In the real domain the "general power function" $a^b$ is defined for $a>0$ by $a^b:=\exp(b\,\log a)$. Transferring this principle into the complex world one arrives at $$z^w:=\exp(w\ \log z)=\exp\bigl((u+iv)(\log r+i\phi +2k\pi i)\bigr)\qquad (r>0)\ ,$$ resp. at $$z^w:=\exp(w\ {\rm Log} z)=\exp\bigl((u+iv)(\log r + i\phi)\bigr)\qquad(r>0, \ |\phi|<\pi)\ .$$

It seems that the OP is interested in the first of the two interpretations. Therefore let's look at the example $i^i$. As $i=e^{i\pi/2}$ one has $r=1$, $\phi={\pi\over2}$. Therefore we get $$i^i=\exp\bigl( (0+i)(\log 1+i{\pi\over2}+2k\pi i)\bigr)=\exp\bigl(-{\pi\over2}-2k\pi \bigr)\ ,$$ where this is to be interpreted as the resulting set when $k$ runs through ${\mathbb Z}$. We see that this set $\{c_k\}_{k\in{\mathbb Z}}$ consists of positive real numbers. For $k\leq-1$ the $c_k$ lies outside the interval $[0,4\pi]$; but for all $k\geq0$ one has $c_k\in[0,4\pi]$, so that, yes: there are infinitely many values of $i^i$ in the given interval.

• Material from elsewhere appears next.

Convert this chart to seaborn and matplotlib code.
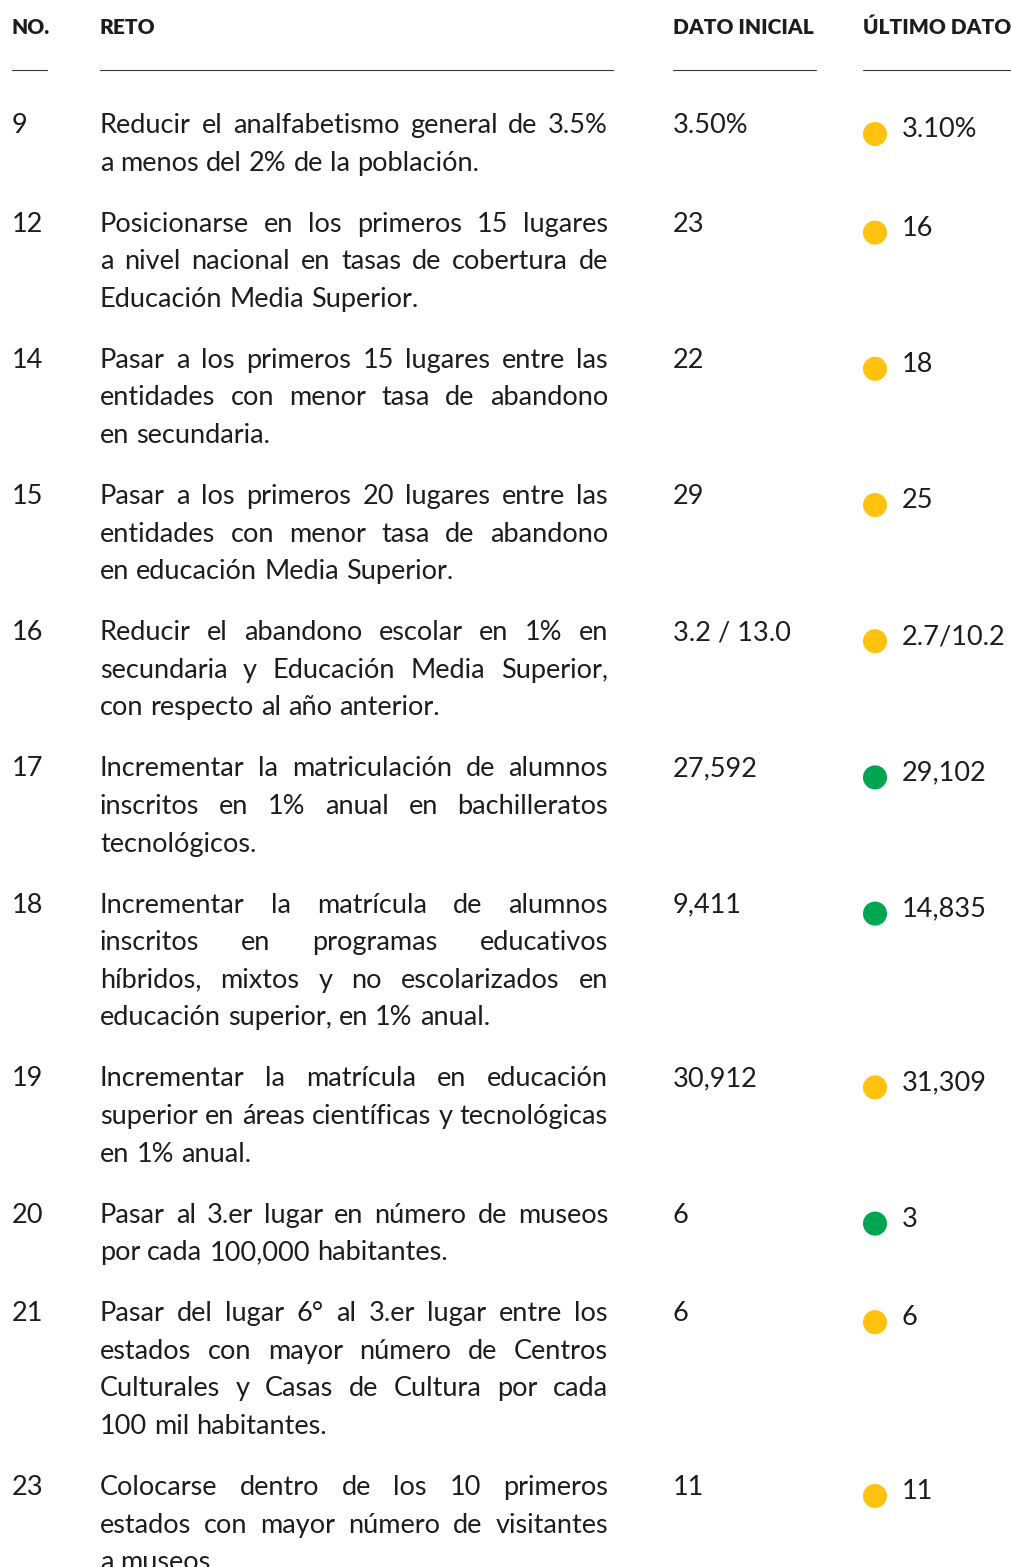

A number $x$ of $\mathbb{C} $ is a primitive $n^{th}$ root if $x^n - 1 = 0$, but $x^j -1 \not= 0$ for any $0 \leq j < n$. If we for each natural number $n$ finds the primitive roots of $x^n -1 = 0$ and collects them for all such $n$, then we find all roots once. In number, the primitive $n^{th}$ roots are $\varphi (n)$ where the function is Eulers phi function, counting how many numbers in the interval $[0, n)$ being relative prime to $n$, where $j$ is relative prime to $n$ if $gcd (n,j)=1$ (greatest common divisor).For such $j$ we have a root \begin{equation}\nonumber e^{i\frac{ 2 \pi }{n }j}. \end{equation} If $z$ is a complex number, $z$ can be written $z = |z| e^{2 \pi i( \gamma+ m )} = (|z|^{1/n} e^{2 \pi i (\gamma+ m ) /n})^n$. Therefore an equation $x^n - z = 0$ has an expression \begin{equation}\nonumber \Big(\frac{x}{|z|^{1/n} e^{2 \pi i (\gamma + m)/n}} \Big)^n - 1 = 0 \end{equation} From this, the $n^{\text{th }}$ roots are \begin{equation}\nonumber x =|z|^{1/n}e^{i \frac{2 \pi }{n }\big(\gamma + j + m\big) } \end{equation} If $|z|\not =1$, roots belonging to different $n$ will be different. If $|z|=1$, $m+j$ must be prime to $n$. In that case, we get the contribution from $n$ to be the roots \begin{equation}\nonumber x =|z|^{1/n}e^{i \frac{2 \pi }{n }\big(\gamma + j + m\big) } \qquad \text{where } \gcd(n, j+m)=1. \end{equation} or, what is the same, \begin{equation}\nonumber x =|z|^{1/n}e^{i \frac{2 \pi }{n }\big(\gamma +k\big) } \qquad \text{where } \gcd(n, k)=1, \qquad 1 \leq k < n. \end{equation} For example, when $z$ equals $i^i$, we have a real number, so take $\gamma = 0$ and the real part is $\exp (- \pi /2)$. This should give the $n^{th}$ roots \begin{equation}\nonumber x = e^{-\frac{\pi }{2 n } +i \frac{2 \pi }{n } k} . \qquad \text{where } 1 \leq k < n. \end{equation} When $z$ equals $i^{1/e}$, rewritten ($(e^{i \pi /2})^{1/e})=e^{i \pi /(2 e)}$, $|z|=1$ and $\gamma $ from above is $\pi /(2 e)+ 2 \pi m $. Then the roots which are $n^{th}$ roots but not $k^{th}$ roots for $k < n$ are \begin{equation}\nonumber x = e^{i \frac{2 \pi }{n }\big(\frac{1}{4 e } + k\big) } \qquad \text{where } \gcd(n,k) = 1. \end{equation} Collecting together for all natural numbers $n$ should give all possible roots in the respective cases.